Guylaine Haché '04 (center) with BSU President Faith C. Hensrud and Alumni & Foundation Board President Ben McAninch.
Guylaine Haché ’04 (center) with BSU President Faith C. Hensrud and Alumni & Foundation Board President Ben McAninch.

Dr. Guylaine Haché ’04 is a patent litigation attorney in Chicago. She obtained her bachelor’s degree from Bemidji State University with a double major in biology and chemistry. In 2009, she completed her doctoral dissertation at the University of Minnesota in the Department of Biochemistry, Molecular Biology and Biophysics.

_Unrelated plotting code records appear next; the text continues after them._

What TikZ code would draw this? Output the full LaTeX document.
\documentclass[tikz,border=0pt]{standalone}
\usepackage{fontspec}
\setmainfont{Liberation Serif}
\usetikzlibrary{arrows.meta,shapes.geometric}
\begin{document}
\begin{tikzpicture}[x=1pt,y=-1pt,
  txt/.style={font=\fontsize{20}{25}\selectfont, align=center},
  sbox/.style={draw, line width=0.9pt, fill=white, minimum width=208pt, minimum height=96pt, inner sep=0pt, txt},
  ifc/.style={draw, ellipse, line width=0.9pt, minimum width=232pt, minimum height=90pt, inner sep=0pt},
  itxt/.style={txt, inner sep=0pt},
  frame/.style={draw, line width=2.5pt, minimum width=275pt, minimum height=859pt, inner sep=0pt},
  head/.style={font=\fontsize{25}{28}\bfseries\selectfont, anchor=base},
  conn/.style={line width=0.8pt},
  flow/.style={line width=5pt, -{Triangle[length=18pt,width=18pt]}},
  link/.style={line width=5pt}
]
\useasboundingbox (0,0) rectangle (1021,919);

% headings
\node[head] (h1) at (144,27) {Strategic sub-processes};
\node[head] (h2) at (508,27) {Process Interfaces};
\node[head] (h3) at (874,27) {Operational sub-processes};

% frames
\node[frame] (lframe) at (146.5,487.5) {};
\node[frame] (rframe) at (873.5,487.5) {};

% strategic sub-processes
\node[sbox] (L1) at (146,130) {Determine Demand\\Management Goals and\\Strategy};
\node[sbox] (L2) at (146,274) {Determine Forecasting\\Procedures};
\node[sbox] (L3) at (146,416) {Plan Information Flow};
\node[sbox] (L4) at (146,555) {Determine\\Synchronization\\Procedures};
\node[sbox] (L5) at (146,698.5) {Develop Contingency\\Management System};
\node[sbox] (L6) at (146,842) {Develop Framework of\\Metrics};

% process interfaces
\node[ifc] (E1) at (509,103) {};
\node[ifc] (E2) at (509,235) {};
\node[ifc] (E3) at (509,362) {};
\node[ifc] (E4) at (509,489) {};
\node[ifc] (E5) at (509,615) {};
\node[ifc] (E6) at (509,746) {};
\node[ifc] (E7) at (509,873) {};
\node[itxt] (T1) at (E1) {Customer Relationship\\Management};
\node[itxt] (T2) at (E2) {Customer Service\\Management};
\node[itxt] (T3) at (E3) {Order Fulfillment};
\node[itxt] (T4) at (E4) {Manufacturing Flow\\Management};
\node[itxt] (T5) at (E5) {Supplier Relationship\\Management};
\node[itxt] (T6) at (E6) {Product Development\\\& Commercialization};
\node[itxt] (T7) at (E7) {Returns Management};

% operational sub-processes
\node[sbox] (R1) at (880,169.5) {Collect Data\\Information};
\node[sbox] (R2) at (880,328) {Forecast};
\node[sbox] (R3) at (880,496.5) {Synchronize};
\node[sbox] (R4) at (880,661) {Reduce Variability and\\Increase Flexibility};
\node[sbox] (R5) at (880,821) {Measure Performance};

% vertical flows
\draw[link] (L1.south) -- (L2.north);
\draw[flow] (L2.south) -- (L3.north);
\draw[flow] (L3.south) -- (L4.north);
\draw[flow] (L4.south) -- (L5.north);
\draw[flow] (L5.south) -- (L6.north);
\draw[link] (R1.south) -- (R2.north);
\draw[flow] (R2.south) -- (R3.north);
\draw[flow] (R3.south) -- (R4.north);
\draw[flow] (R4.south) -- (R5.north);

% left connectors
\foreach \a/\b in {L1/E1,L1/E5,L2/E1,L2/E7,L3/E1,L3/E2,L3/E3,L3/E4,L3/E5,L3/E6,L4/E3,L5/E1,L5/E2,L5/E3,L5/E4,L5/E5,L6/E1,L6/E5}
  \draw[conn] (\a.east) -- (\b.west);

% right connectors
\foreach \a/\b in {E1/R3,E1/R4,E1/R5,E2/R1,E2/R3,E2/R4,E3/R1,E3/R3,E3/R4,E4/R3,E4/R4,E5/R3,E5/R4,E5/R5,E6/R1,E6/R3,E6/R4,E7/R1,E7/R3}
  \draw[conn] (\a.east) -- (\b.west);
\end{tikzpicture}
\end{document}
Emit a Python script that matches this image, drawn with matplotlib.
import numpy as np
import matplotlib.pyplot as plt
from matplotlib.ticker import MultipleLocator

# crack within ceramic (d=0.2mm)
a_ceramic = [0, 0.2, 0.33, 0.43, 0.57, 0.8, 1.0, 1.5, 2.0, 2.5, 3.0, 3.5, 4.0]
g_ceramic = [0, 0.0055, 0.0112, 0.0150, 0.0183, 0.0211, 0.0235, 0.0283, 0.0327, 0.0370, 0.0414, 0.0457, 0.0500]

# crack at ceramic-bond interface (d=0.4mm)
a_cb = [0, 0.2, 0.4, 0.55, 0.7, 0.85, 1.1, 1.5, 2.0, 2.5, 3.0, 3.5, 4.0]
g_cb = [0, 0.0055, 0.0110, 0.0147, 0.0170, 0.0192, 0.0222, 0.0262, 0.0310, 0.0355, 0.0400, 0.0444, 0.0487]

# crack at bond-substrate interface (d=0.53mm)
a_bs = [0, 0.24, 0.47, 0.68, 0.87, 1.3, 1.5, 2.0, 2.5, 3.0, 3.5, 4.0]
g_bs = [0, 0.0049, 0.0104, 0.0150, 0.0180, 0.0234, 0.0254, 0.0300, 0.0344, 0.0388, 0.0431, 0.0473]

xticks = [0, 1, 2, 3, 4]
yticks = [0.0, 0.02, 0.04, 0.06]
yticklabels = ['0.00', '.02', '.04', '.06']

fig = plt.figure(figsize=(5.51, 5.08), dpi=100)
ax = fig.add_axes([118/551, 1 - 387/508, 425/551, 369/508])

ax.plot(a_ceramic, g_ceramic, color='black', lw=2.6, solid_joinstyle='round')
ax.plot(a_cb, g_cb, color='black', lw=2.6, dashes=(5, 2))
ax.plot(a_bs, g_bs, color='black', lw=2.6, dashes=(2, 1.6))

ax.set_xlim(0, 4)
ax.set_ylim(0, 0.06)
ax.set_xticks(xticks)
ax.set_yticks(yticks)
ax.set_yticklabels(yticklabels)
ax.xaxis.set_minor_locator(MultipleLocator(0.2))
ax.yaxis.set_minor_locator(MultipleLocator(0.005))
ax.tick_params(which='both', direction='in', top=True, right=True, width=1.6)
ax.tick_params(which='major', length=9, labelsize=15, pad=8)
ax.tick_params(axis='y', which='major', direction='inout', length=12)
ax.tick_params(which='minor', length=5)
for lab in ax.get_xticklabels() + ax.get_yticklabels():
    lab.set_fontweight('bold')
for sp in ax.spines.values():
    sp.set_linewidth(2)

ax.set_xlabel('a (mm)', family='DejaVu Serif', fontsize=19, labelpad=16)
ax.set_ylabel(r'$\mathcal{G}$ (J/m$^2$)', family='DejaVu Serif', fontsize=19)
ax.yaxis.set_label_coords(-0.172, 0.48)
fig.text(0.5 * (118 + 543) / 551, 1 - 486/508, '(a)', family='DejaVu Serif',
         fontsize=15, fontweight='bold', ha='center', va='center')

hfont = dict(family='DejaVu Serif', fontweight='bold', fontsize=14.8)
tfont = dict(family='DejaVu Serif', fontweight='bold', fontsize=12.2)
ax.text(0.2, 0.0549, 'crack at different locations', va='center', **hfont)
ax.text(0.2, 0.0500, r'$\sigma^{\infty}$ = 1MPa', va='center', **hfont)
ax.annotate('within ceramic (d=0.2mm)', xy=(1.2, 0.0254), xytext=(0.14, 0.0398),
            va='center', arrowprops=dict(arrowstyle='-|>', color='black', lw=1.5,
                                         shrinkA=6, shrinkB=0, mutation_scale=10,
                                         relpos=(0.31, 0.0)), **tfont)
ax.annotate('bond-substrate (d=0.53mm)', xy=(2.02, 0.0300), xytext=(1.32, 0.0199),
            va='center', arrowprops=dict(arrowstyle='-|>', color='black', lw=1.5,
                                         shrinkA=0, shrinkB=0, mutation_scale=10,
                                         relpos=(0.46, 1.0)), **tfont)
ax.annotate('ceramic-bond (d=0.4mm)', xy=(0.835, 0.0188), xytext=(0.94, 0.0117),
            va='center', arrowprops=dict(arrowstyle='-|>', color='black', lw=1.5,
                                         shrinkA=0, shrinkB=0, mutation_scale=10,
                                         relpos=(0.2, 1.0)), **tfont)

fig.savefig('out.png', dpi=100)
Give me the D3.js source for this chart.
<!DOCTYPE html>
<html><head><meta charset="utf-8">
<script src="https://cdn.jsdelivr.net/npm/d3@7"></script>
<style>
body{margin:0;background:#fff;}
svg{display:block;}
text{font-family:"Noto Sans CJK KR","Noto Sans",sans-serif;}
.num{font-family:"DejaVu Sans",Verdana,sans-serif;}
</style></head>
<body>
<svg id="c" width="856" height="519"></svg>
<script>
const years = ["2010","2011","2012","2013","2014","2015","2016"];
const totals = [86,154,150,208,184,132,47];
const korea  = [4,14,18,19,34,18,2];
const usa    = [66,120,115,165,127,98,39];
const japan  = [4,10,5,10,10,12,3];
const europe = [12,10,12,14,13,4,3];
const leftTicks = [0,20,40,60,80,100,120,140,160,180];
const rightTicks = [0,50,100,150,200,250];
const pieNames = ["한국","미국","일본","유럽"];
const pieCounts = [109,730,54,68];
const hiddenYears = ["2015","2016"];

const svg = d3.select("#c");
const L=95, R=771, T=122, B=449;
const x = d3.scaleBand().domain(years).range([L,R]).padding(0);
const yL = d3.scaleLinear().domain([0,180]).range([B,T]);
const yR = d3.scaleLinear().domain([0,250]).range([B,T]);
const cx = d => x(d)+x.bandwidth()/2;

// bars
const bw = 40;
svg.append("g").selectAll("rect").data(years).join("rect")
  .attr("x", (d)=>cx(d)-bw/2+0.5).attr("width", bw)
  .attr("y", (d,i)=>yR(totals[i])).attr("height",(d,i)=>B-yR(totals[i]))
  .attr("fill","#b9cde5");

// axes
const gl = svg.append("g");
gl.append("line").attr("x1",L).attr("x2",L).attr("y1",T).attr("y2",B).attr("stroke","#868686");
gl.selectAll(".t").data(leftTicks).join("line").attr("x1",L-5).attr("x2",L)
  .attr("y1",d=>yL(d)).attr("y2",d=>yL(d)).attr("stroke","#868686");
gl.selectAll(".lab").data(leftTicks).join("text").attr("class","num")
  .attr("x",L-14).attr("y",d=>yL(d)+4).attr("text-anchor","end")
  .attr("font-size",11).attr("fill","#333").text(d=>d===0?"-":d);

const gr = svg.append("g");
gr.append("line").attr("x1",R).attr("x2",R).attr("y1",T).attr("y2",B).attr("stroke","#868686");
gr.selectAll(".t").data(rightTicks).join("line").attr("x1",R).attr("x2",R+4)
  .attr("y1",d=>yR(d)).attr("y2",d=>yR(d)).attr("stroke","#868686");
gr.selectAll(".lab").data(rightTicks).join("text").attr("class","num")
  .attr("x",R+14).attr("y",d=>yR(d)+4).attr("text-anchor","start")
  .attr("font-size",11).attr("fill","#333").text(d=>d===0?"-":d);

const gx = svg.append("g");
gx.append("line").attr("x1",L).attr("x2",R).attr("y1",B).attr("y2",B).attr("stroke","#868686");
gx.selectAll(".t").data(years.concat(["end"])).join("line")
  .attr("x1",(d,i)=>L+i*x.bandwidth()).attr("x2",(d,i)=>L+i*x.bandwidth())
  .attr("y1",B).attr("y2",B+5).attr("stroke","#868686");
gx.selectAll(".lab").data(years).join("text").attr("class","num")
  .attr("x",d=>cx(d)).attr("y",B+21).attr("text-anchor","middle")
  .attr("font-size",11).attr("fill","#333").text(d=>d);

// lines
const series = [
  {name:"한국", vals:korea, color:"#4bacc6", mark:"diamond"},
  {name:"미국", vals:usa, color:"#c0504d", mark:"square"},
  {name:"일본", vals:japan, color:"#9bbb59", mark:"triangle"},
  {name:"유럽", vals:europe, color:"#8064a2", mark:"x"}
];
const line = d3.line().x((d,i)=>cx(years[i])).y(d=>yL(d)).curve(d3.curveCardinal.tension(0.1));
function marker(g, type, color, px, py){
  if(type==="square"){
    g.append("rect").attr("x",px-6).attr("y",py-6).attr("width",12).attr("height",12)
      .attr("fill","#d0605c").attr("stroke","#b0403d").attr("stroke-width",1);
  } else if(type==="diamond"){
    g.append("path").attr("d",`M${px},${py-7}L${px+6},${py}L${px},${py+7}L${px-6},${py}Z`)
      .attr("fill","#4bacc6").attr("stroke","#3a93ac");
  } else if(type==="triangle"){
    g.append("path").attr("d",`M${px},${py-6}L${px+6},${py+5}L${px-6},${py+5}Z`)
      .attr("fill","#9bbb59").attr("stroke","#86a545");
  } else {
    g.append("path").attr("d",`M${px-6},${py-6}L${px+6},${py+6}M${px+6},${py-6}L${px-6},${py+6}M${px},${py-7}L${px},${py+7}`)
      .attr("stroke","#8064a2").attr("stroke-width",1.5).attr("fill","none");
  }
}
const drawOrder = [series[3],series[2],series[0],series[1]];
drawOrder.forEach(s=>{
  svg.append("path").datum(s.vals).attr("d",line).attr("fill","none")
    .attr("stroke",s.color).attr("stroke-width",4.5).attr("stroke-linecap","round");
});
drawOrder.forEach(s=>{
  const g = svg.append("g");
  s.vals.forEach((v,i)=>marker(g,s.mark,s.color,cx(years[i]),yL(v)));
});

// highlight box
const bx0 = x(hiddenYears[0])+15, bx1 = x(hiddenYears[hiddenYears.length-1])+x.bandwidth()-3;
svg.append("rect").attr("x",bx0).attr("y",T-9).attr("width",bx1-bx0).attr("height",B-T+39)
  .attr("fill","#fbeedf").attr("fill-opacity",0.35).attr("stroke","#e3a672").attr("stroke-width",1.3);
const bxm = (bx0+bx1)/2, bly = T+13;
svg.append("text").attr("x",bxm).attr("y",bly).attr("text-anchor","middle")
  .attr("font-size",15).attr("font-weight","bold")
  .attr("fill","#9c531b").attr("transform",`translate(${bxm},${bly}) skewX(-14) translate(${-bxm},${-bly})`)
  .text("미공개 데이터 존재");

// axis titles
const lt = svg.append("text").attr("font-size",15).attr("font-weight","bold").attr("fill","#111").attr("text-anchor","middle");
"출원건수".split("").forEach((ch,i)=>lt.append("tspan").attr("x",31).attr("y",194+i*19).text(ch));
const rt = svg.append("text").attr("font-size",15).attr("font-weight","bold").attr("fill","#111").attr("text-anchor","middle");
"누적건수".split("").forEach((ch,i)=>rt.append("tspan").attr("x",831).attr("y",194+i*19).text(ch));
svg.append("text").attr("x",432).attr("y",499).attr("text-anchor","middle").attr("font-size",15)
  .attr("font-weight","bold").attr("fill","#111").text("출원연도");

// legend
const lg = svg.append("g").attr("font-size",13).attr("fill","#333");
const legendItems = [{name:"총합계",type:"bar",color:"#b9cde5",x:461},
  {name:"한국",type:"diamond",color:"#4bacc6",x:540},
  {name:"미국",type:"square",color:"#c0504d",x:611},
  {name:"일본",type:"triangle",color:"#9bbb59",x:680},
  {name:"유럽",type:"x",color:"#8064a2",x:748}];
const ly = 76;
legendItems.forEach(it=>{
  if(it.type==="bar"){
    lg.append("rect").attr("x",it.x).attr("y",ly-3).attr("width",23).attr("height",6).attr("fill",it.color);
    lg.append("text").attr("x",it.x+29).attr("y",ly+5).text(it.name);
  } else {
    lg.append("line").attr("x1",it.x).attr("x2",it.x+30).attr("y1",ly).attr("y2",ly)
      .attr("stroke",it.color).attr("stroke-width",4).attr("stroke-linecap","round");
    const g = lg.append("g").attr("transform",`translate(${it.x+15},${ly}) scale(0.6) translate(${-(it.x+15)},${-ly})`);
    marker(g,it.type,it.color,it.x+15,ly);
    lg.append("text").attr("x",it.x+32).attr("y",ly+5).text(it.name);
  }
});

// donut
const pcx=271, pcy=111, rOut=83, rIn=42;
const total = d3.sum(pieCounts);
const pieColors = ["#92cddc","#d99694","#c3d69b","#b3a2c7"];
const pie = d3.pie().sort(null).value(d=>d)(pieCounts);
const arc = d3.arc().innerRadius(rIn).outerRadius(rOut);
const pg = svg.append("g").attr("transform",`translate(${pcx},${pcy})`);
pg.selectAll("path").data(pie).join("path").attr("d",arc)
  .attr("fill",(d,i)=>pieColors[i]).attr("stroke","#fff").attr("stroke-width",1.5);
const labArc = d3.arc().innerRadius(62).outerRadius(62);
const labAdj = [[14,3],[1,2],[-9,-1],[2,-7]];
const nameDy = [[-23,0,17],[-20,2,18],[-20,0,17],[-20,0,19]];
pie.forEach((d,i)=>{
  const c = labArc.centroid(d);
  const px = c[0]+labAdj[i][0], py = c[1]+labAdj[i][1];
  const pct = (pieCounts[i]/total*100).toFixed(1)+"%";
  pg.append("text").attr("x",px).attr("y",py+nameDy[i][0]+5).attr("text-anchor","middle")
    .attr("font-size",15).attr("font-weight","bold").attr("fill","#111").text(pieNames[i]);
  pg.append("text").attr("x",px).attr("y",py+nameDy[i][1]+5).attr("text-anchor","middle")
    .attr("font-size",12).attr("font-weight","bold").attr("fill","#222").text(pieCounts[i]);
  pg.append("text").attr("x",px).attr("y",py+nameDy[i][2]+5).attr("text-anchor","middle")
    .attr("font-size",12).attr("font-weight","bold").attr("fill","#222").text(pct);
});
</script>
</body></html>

Upon completion of her thesis, Haché was awarded the Beatrice Z. Milne and Theodore Brandenburg Award, which recognizes exceptional research by graduate students in the basic biomedical sciences. She then moved on to Northwestern University’s Fienberg School of Medicine in Chicago, where she was a postdoctoral fellow. She was recognized as a finalist for a postdoctoral fellowship by the Life Science Research Foundation. In 2010, she was hired as a technical adviser for Ropes & Gray LLP, a law firm with offices throughout the world. In 2016, she earned her Juris Doctor from the Chicago-Kent College of Law. Now employed by Rakoczy Molino Mazzochi Siwik LLP, Haché represents pharmaceutical companies in patent litigation under the Hatch-Waxman Act and the Biologics Price Competition and Innovation Act. While at Bemidji State, she was a member of the Women’s Hockey team and was named the 2001-01 WCHA Student-Athlete of the Year. She is a five-time marathon finisher and is fluent in French. She lives in Chicago with her wife, Brittany.